Lemon v. Kurtzman
Headline: Court allows several organizations to file amicus briefs in multiple appeals, denies some late filings and refuses one request to argue orally, affecting which groups may submit views in those appeals.
Holding: The Court granted most motions for organizations to file amicus briefs in several appeals, denied certain untimely amicus filings as noted by three Justices, and denied one request to participate in oral argument.
- Allows several organizations to submit amicus briefs in these appeals.
- Denies late-filed briefs and oral-argument participation for at least one group.
- Keeps oral advocacy limited to the main parties in the cases.
Summary
Background
This entry records the Court’s handling of procedural motions in several appeals that came from federal district courts in Pennsylvania, Connecticut, and Rhode Island. A number of organizations — including the National Association of Laymen, a Connecticut NAACP conference, the Center for Law and Education, the National Catholic Educational Association, and the American Jewish Committee — asked permission to file friend-of-the-court (amicus) briefs. One attorney, Peter L. Costas, sought to participate in oral argument for an amicus group.
Reasoning
The central question was whether to allow these outside organizations to file briefs and whether an outside lawyer could take part in oral argument.

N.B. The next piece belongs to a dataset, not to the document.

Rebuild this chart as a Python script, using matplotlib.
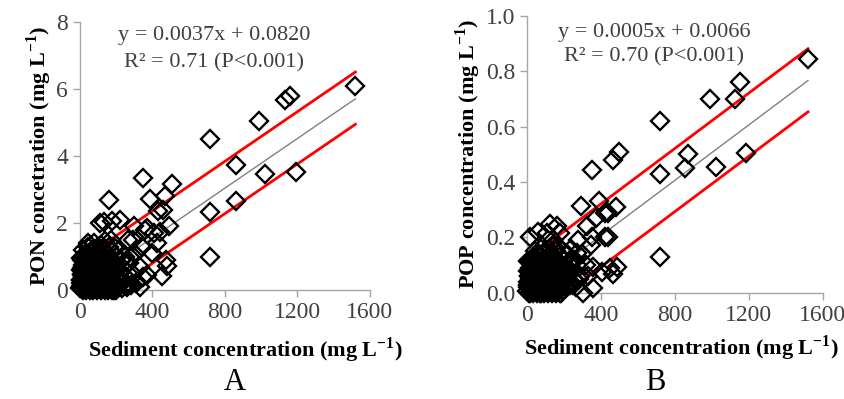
import numpy as np
import matplotlib
matplotlib.use('Agg')
import matplotlib.pyplot as plt

plt.rcParams['font.family'] = ['Liberation Serif', 'DejaVu Serif']
plt.rcParams['mathtext.fontset'] = 'custom'
plt.rcParams['mathtext.rm'] = 'Liberation Serif'
plt.rcParams['mathtext.bf'] = 'Liberation Serif:bold'

# panel A: sediment vs PON (outliers, blob estimated)
sed_a = [1520, 1130, 1160, 990, 720, 860, 1020, 1190, 860, 720, 720,
         345, 510, 160, 385, 470, 430, 490, 480, 450, 475, 360, 370, 175,
         110, 300, 290, 400, 410, 340, 350, 330, 310, 280, 230, 200,
         130, 220, 460, 440, 267, 423, 46, 18, 303, 276, 368, 312, 331, 257,
         2, 5, 8, 10, 12, 15, 18, 20, 22, 25, 28, 30, 32, 35, 38, 40, 42, 45,
         48, 50, 52, 55, 58, 60, 62, 65, 68, 70, 72, 75, 78, 80, 82, 85, 88,
         90, 92, 95, 98, 100, 102, 105, 108, 110, 112, 115, 118, 120, 122,
         125, 128, 130, 132, 135, 138, 140, 142, 145, 148, 150, 152, 155,
         158, 160, 165, 168, 170, 172, 175, 178, 180, 185, 188, 190, 195,
         198, 200, 205, 210, 215, 220, 225, 230, 240, 250, 255, 265, 270,
         285, 3, 6, 10, 14, 18, 24, 28, 34, 40, 44, 50, 56, 60, 66, 74, 84,
         94, 104, 114, 126, 136, 146, 156, 166, 176, 186, 196,
         4, 9, 16, 21, 27, 33, 37, 43, 47, 53, 57, 63, 67, 71, 77, 83, 87,
         93, 97, 103, 107, 113, 117, 123, 127, 133, 137, 143, 147, 153, 163,
         173, 183, 193, 203, 213, 7, 13, 19, 26, 31, 36, 41, 49, 54, 59, 64,
         69, 76, 81, 86, 91, 96, 101, 109, 119, 129, 139, 149, 159, 169, 179]
pon = [6.10, 5.68, 5.78, 5.05, 4.50, 3.72, 3.45, 3.52, 2.65, 2.33, 0.98,
       3.35, 3.15, 2.70, 2.72, 2.80, 2.35, 1.90, 0.72, 0.42, 0.90, 1.80,
       1.85, 2.05, 2.00, 1.90, 1.50, 1.10, 1.70, 1.30, 0.40, 0.70, 0.20,
       0.15, 0.05, 0.00, 2.04, 2.09, 2.39, 1.74, 1.49, 1.39, 1.39, 1.19,
       1.09, 0.99, 0.45, 0.25, 0.10, 0.10,
       0.05, 0.12, 0.30, 0.02, 0.45, 0.20, 0.60, 0.08, 0.35, 0.90, 0.15,
       0.50, 1.10, 0.25, 0.70, 0.05, 0.40, 1.30, 0.18, 0.80, 0.55, 0.10,
       1.00, 0.30, 0.65, 1.20, 0.02, 0.45, 0.90, 0.20, 1.40, 0.60, 0.35,
       1.05, 0.12, 0.75, 0.50, 1.25, 0.28, 0.95, 0.05, 0.60, 1.15, 0.40,
       0.80, 0.15, 1.35, 0.55, 1.00, 0.30, 0.70, 1.20, 0.08, 0.90, 0.45,
       1.45, 0.25, 0.65, 1.10, 0.40, 0.85, 0.12, 1.30, 0.55, 0.95, 0.30,
       1.50, 0.70, 0.05, 1.15, 0.45, 0.85, 0.20, 1.30, 0.60, 1.00, 0.35,
       0.75, 0.10, 1.20, 0.50, 0.90, 0.25, 0.65, 1.00, 0.40, 0.15, 0.80,
       0.50, 0.30, 0.60, 0.90, 0.00, 0.40, 0.70, 1.00, 0.00, 0.60, 0.90,
       0.35, 0.00, 0.85, 0.55, 0.00, 0.40, 0.00, 0.30, 0.00, 0.50, 0.00,
       0.30, 0.00, 0.20, 0.00, 0.00, 0.05,
       0.22, 0.48, 0.75, 0.38, 0.62, 0.82, 0.15, 0.52, 1.05, 0.22, 0.68,
       0.42, 0.88, 0.12, 0.58, 0.32, 0.78, 0.18, 0.48, 0.68, 0.25, 0.95,
       0.38, 0.72, 0.20, 0.50, 0.85, 0.28, 0.60, 0.18, 0.45, 0.70, 0.25,
       0.55, 0.15, 0.35, 0.95, 0.65, 0.10, 0.55, 0.85, 0.40, 0.20, 0.70,
       0.30, 0.95, 0.15, 0.50, 0.75, 0.25, 0.60, 0.35, 0.20, 0.45, 0.70,
       0.15, 0.25, 0.35, 0.10, 0.30, 0.55, 0.80]

# panel B: sediment vs POP
sed_b = [1520, 1150, 1125, 990, 720, 500, 465, 870, 855, 1025, 1185, 720,
         720, 480, 422, 420, 450, 350, 290, 390, 436, 371, 323, 436, 350,
         345, 277, 268, 232, 404, 463, 485, 359, 305, 359, 178, 15, 61, 124,
         160, 178, 106, 140, 240, 260, 280, 300, 320, 330, 250,
         2, 5, 8, 10, 12, 15, 18, 20, 22, 25, 28, 30, 32, 35, 38, 40, 42, 45,
         48, 50, 52, 55, 58, 60, 62, 65, 68, 70, 72, 75, 78, 80, 82, 85, 88,
         90, 92, 95, 98, 100, 102, 105, 108, 110, 112, 115, 118, 120, 122,
         125, 128, 130, 132, 135, 138, 140, 142, 145, 148, 150, 152, 155,
         158, 160, 165, 168, 170, 172, 175, 178, 180, 185, 188, 190, 195,
         198, 200, 205, 210, 215, 220, 225, 230, 240, 250, 255, 265, 270,
         285, 3, 6, 10, 14, 18, 24, 28, 34, 40, 44, 50, 56, 60, 66, 74, 84,
         94, 104, 114, 126, 136, 146, 156, 166, 176, 186, 196,
         4, 9, 16, 21, 27, 33, 37, 43, 47, 53, 57, 63, 67, 71, 77, 83, 87,
         93, 97, 103, 107, 113, 117, 123, 127, 133, 137, 143, 147, 153, 163,
         173, 183, 193, 203, 213, 7, 13, 19, 26, 31, 36, 41, 49, 54, 59, 64,
         69, 76, 81, 86, 91, 96, 101, 109, 119, 129, 139, 149, 159, 169, 179]
pop = [0.845, 0.76, 0.70, 0.70, 0.62, 0.51, 0.48, 0.50, 0.45, 0.455, 0.505,
       0.43, 0.13, 0.31, 0.29, 0.20, 0.09, 0.445, 0.315, 0.33, 0.29, 0.27,
       0.24, 0.20, 0.20, 0.173, 0.19, 0.143, 0.10, 0.077, 0.069, 0.095,
       0.095, 0.00, 0.017, 0.03, 0.20, 0.22, 0.25, 0.24, 0.215, 0.215,
       0.19, 0.16, 0.12, 0.05, 0.14, 0.10, 0.06, 0.03,
       0.005, 0.02, 0.04, 0.00, 0.06, 0.03, 0.08, 0.01, 0.05, 0.11, 0.02,
       0.07, 0.13, 0.03, 0.09, 0.01, 0.05, 0.15, 0.02, 0.10, 0.07, 0.01,
       0.12, 0.04, 0.08, 0.14, 0.00, 0.06, 0.11, 0.03, 0.16, 0.08, 0.05,
       0.12, 0.02, 0.09, 0.06, 0.15, 0.04, 0.11, 0.01, 0.07, 0.13, 0.05,
       0.10, 0.02, 0.16, 0.07, 0.12, 0.04, 0.09, 0.14, 0.01, 0.11, 0.06,
       0.17, 0.03, 0.08, 0.13, 0.05, 0.10, 0.02, 0.15, 0.07, 0.11, 0.04,
       0.17, 0.09, 0.01, 0.13, 0.06, 0.10, 0.03, 0.15, 0.08, 0.12, 0.05,
       0.09, 0.02, 0.14, 0.06, 0.11, 0.03, 0.08, 0.12, 0.05, 0.02, 0.10,
       0.06, 0.04, 0.08, 0.11, 0.00, 0.05, 0.09, 0.12, 0.00, 0.07, 0.11,
       0.04, 0.00, 0.10, 0.07, 0.00, 0.05, 0.00, 0.04, 0.00, 0.06, 0.00,
       0.04, 0.00, 0.03, 0.00, 0.00, 0.01,
       0.03, 0.06, 0.09, 0.045, 0.075, 0.10, 0.02, 0.065, 0.125, 0.03,
       0.085, 0.05, 0.105, 0.015, 0.07, 0.04, 0.095, 0.025, 0.06, 0.085,
       0.035, 0.115, 0.05, 0.09, 0.025, 0.065, 0.105, 0.035, 0.075, 0.025,
       0.055, 0.085, 0.03, 0.07, 0.02, 0.045, 0.115, 0.08, 0.015, 0.07,
       0.105, 0.05, 0.025, 0.085, 0.04, 0.115, 0.02, 0.065, 0.09, 0.03,
       0.075, 0.045, 0.025, 0.055, 0.085, 0.02, 0.035, 0.045, 0.015, 0.04,
       0.07, 0.10]

# regression fits and prediction band offsets
fit_a = (0.0037, 0.0820)
band_a = (0.80, -0.76)
fit_b = (0.0005, 0.0066)
band_b = (0.115, -0.113)
x_fit = [0, 1520]
eq_a = ['y = 0.0037x + 0.0820', 'R\u00b2 = 0.71 (P<0.001)']
eq_b = ['y = 0.0005x + 0.0066', 'R\u00b2 = 0.70 (P<0.001)']

xlab = 'Sediment concentration (mg L$^{\\mathbf{-1}}$)'

fig = plt.figure(figsize=(8.45, 3.99), dpi=100)
ax1 = fig.add_axes([0.0947, 0.273, 0.343, 0.672])
ax2 = fig.add_axes([0.6237, 0.266, 0.350, 0.694])

def panel(ax, sx, sy, fit, band, eq, eqx, eqy, ylim, yticks, yfmt, ylab):
    xf = np.array(x_fit, dtype=float)
    yf = fit[0]*xf + fit[1]
    ax.plot(xf, yf, color='#808080', lw=1, zorder=1)
    ax.plot(xf, yf + band[0], color='#ff0000', lw=2, zorder=1)
    ax.plot(xf, yf + band[1], color='#ff0000', lw=2, zorder=1)
    ax.plot(sx, sy, 'D', mfc='none', mec='black', ms=9, mew=1.7,
            clip_on=False, zorder=3)
    ax.set_xlim(0, 1600)
    ax.set_ylim(*ylim)
    ax.set_xticks([0, 400, 800, 1200, 1600])
    ax.set_yticks(yticks)
    ax.set_yticklabels([yfmt.format(t) for t in yticks])
    for s in ['top', 'right']:
        ax.spines[s].set_visible(False)
    for s in ['left', 'bottom']:
        ax.spines[s].set_color('#a6a6a6')
        ax.spines[s].set_linewidth(1)
    ax.tick_params(colors='#a6a6a6', labelcolor='#404040', labelsize=17,
                   length=5, width=1)
    ax.set_ylabel(ylab, fontsize=16, fontweight='bold', labelpad=2)
    ax.text(eqx, eqy[0], eq[0], transform=ax.transAxes, ha='center',
            va='center', fontsize=16, color='#404040')
    ax.text(eqx, eqy[1], eq[1], transform=ax.transAxes, ha='center',
            va='center', fontsize=16, color='#404040')

panel(ax1, sed_a, pon, fit_a, band_a, eq_a, 0.462, (0.948, 0.848),
      (0, 8), [0, 2, 4, 6, 8], '{:g}',
      'PON concetration (mg L$^{\\mathbf{-1}}$)')
panel(ax2, sed_b, pop, fit_b, band_b, eq_b, 0.43, (0.942, 0.852),
      (0, 1.0), [0, 0.2, 0.4, 0.6, 0.8, 1.0], '{:.1f}',
      'POP concentration (mg L$^{\\mathbf{-1}}$)')

fig.text(245/845, 1-350/399, xlab, ha='center', va='center', fontsize=16,
         fontweight='bold')
fig.text(681/845, 1-348/399, xlab, ha='center', va='center', fontsize=16,
         fontweight='bold')
fig.text(235/845, 1-390/399, 'A', ha='center', va='baseline', fontsize=22)
fig.text(655/845, 1-390/399, 'B', ha='center', va='baseline', fontsize=22)

fig.savefig('out.png', dpi=100)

The Court granted many of the requests to file amicus briefs, including leave to file out of time in at least one instance and specific grants in Nos. 569 and 570. The Court denied Costas’s request to participate in oral argument. Three Justices — the Chief Justice, Justice Marshall, and Justice Blackmun — stated that the motions should be denied because they were filed late.
Real world impact
By allowing most amicus filings, the Court let those organizations place written arguments before the Justices in these appeals. Denying the oral-argument request kept live argument limited to the main parties. These orders are procedural steps about participation, not final decisions on the appeals’ legal issues; the ultimate outcomes on the merits remain for later action.
Dissents or concurrances
Three Justices explicitly disagreed with the grants on timeliness grounds, saying the filings were untimely and should have been refused. This disagreement concerns only procedural access, not the underlying cases.